Джоанна вскользь рассказывает про свою мать. Про женщину, которая была слишком сильной, чтобы рядом ужился хоть один мужчина. Про женщину, которая тащила на своих плечах груз прошлых ошибок и своих четверых детей от разных мужчин – двух сыновей и двух дочерей. Джоанна была третьей. Мать редко говорила о своих мужьях, которые либо умирали в раннем возрасте, либо уходили к другим женщинам, либо просто исчезали бесследно. Бесследно исчез именно отец Джоанны, исчез, даже не став законным мужем.
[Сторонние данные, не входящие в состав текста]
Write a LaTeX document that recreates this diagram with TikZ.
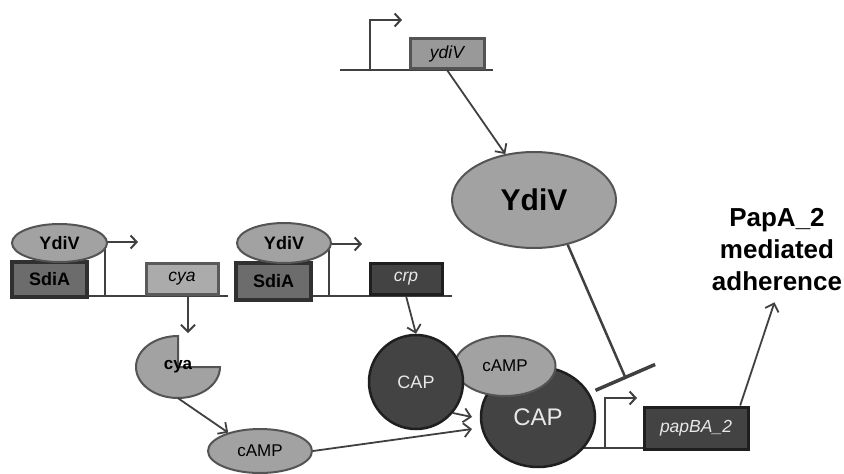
\documentclass[tikz,border=0pt]{standalone}
\usepackage{fontspec}
\setmainfont{Liberation Sans}
\usetikzlibrary{arrows.meta,shapes.geometric}
\definecolor{wire}{HTML}{404040}
\definecolor{protfill}{HTML}{A2A2A2}
\definecolor{protedge}{HTML}{545454}
\definecolor{darkfill}{HTML}{434343}
\definecolor{darkedge}{HTML}{1F1F1F}
\definecolor{sdiafill}{HTML}{6C6C6C}
\definecolor{sdiaedge}{HTML}{303030}
\definecolor{palefill}{HTML}{ABABAB}
\definecolor{paleedge}{HTML}{5A5A5A}
\definecolor{genefill}{HTML}{999999}
\definecolor{lighttext}{HTML}{E8E8E8}
\tikzset{
  prot/.style={ellipse,draw=protedge,fill=protfill,line width=2pt,inner sep=0pt},
  capprot/.style={ellipse,draw=darkedge,fill=darkfill,line width=2.5pt,inner sep=0pt,text=lighttext},
  genebox/.style={rectangle,line width=3pt,inner sep=0pt,font=\fontsize{17.5}{21}\selectfont\itshape},
  sdia/.style={rectangle,draw=sdiaedge,fill=sdiafill,line width=4pt,inner sep=0pt,
    minimum width=75,minimum height=35,font=\fontsize{18}{21}\selectfont\bfseries},
  dna/.style={draw=wire,line width=2.5pt},
  prom/.style={draw=wire,line width=2pt,-{Straight Barb[length=6pt,width=13pt]}},
  act/.style={draw=wire,line width=1.8pt,-{Straight Barb[length=7pt,width=14pt]}},
  inh/.style={draw=wire,line width=2.5pt,-{Bar[width=65pt,line width=3.5pt]}},
}
\begin{document}
\begin{tikzpicture}[x=1pt,y=-1pt]
  \useasboundingbox (0,0) rectangle (844,474);
  \coordinate (ydivL) at (340,70);
  \coordinate (ydivR) at (493,70);
  \coordinate (ydivP) at (370,70);
  \coordinate (ydivT) at (402,20);
  \draw[dna] (ydivL) -- (ydivR);
  \draw[prom] (ydivP) |- (ydivT);
  \node[genebox,draw=protedge,fill=genefill,minimum width=74,minimum height=30,anchor=south]
    (ydivgene) at (447,70) {ydiV};
  \node[prot,minimum width=164,minimum height=96,font=\fontsize{30}{36}\selectfont\bfseries]
    (ydivprot) at (534,200) {YdiV};
  \draw[act] (ydivgene.south) -- (ydivprot.122);

  \coordinate (cyaL) at (40,296);
  \coordinate (cyaR) at (228,296);
  \coordinate (cyaP) at (105,296);
  \coordinate (cyaT) at (138,242);
  \draw[dna] (cyaL) -- (cyaR);
  \draw[prom] (cyaP) |- (cyaT);
  \node[sdia] (sdia1) at (49.5,279.5) {SdiA};
  \node[prot,minimum width=95,minimum height=38,font=\fontsize{18}{21}\selectfont\bfseries]
    (ydiv1) at (59.5,243) {YdiV};
  \node[genebox,draw=paleedge,fill=palefill,minimum width=72,minimum height=31,anchor=south]
    (cyagene) at (182,296) {cya};
  \filldraw[draw=protedge,fill=protfill,line width=2pt]
    (178,367) -- (178,336) arc[start angle=-90,end angle=-360,x radius=42,y radius=31] -- cycle;
  \node[ellipse,minimum width=84,minimum height=62,inner sep=0pt,font=\fontsize{17}{20}\selectfont\bfseries]
    (cyaprot) at (178,367) {cya};
  \coordinate (cyaout) at (188,296);
  \coordinate (cyain) at (188,333);
  \draw[act] (cyaout) -- (cyain);
  \node[prot,minimum width=104,minimum height=44,font=\fontsize{17}{20}\selectfont]
    (camp1) at (260,451) {cAMP};
  \draw[act] (cyaprot.south) -- (camp1.150);

  \coordinate (crpL) at (236,296);
  \coordinate (crpR) at (452,296);
  \coordinate (crpP) at (329,296);
  \coordinate (crpT) at (362,244);
  \draw[dna] (crpL) -- (crpR);
  \draw[prom] (crpP) |- (crpT);
  \node[sdia,minimum height=37] (sdia2) at (273.5,281.5) {SdiA};
  \node[prot,minimum width=94,minimum height=40,font=\fontsize{18}{21}\selectfont\bfseries]
    (ydiv2) at (284,243) {YdiV};
  \node[genebox,draw=darkedge,fill=darkfill,text=lighttext,minimum width=72,minimum height=31,anchor=south]
    (crpgene) at (406,296) {crp};

  \coordinate (papL) at (560,448);
  \coordinate (papR) at (700,448);
  \coordinate (papP) at (605,448);
  \coordinate (papT) at (637,398);
  \draw[dna] (papL) -- (papR);
  \draw[prom] (papP) |- (papT);
  \node[genebox,draw=darkedge,fill=darkfill,text=lighttext,minimum width=104,minimum height=42]
    (papgene) at (696,428) {papBA\_2};

  \node[capprot,minimum width=114,minimum height=100,font=\fontsize{24}{28}\selectfont]
    (capbound) at (538,417) {CAP};
  \node[prot,minimum width=101,minimum height=60,font=\fontsize{17}{20}\selectfont]
    (camp2) at (505,366) {cAMP};
  \node[capprot,circle,minimum size=94,font=\fontsize{18}{21}\selectfont]
    (capfree) at (416,382) {CAP};
  \draw[act] (crpgene.south) -- (capfree.north);

  \coordinate (capin) at (472,417);
  \coordinate (campin) at (472,429);
  \draw[act] (capfree.-40) -- (capin);
  \draw[act] (camp1.east) -- (campin);

  \coordinate (inhend) at (626,379);
  \draw[inh] (ydivprot.-53) -- (inhend);

  \node[font=\fontsize{26}{32}\selectfont\bfseries,align=center]
    (adhere) at (777,250) {PapA\_2\\mediated\\adherence};
  \draw[act,shorten >=8pt] (papgene.27) -- (adhere.south);
\end{tikzpicture}
\end{document}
Вряд ли именно это выделяло Джоанну среди других детей, но именно на Джоанну мать смотрела со смешанными чувствами досады и затаенной боли. Должно быть, она очень любила его. Но ведь нет боли сильнее, чем боль, причиненная тем, кого любишь больше себя. Джоанна росла почти что дикой. Разница в возрасте между ней и братьями была слишком велика, чтобы она стала одной из них; к тому же она оставалась слабой девчонкой, и не могла заслужить их уважения даже тогда, когда одерживала победы в многочисленных драках, причиной которых зачастую были брошенные ею же язвительные слова. Младшая сестра родилась через пять лет после Джоанны и была долгожданным ребенком. К тому же, не в пример старшим детям, младшая крошка вышла светленькой и голубоглазой, с тонкой кожей и таким звонким смехом, что невозможно было устоять перед ним и не засмеяться в ответ. Последний мамин муж любил свою дочь, и смирялся с усыновленными сыновьями, способными уже самостоятельно работать, а к Джоанне в лучшем случае относился равнодушно, если бы не выходки самой Джоанны, способные вывести из себя даже святого.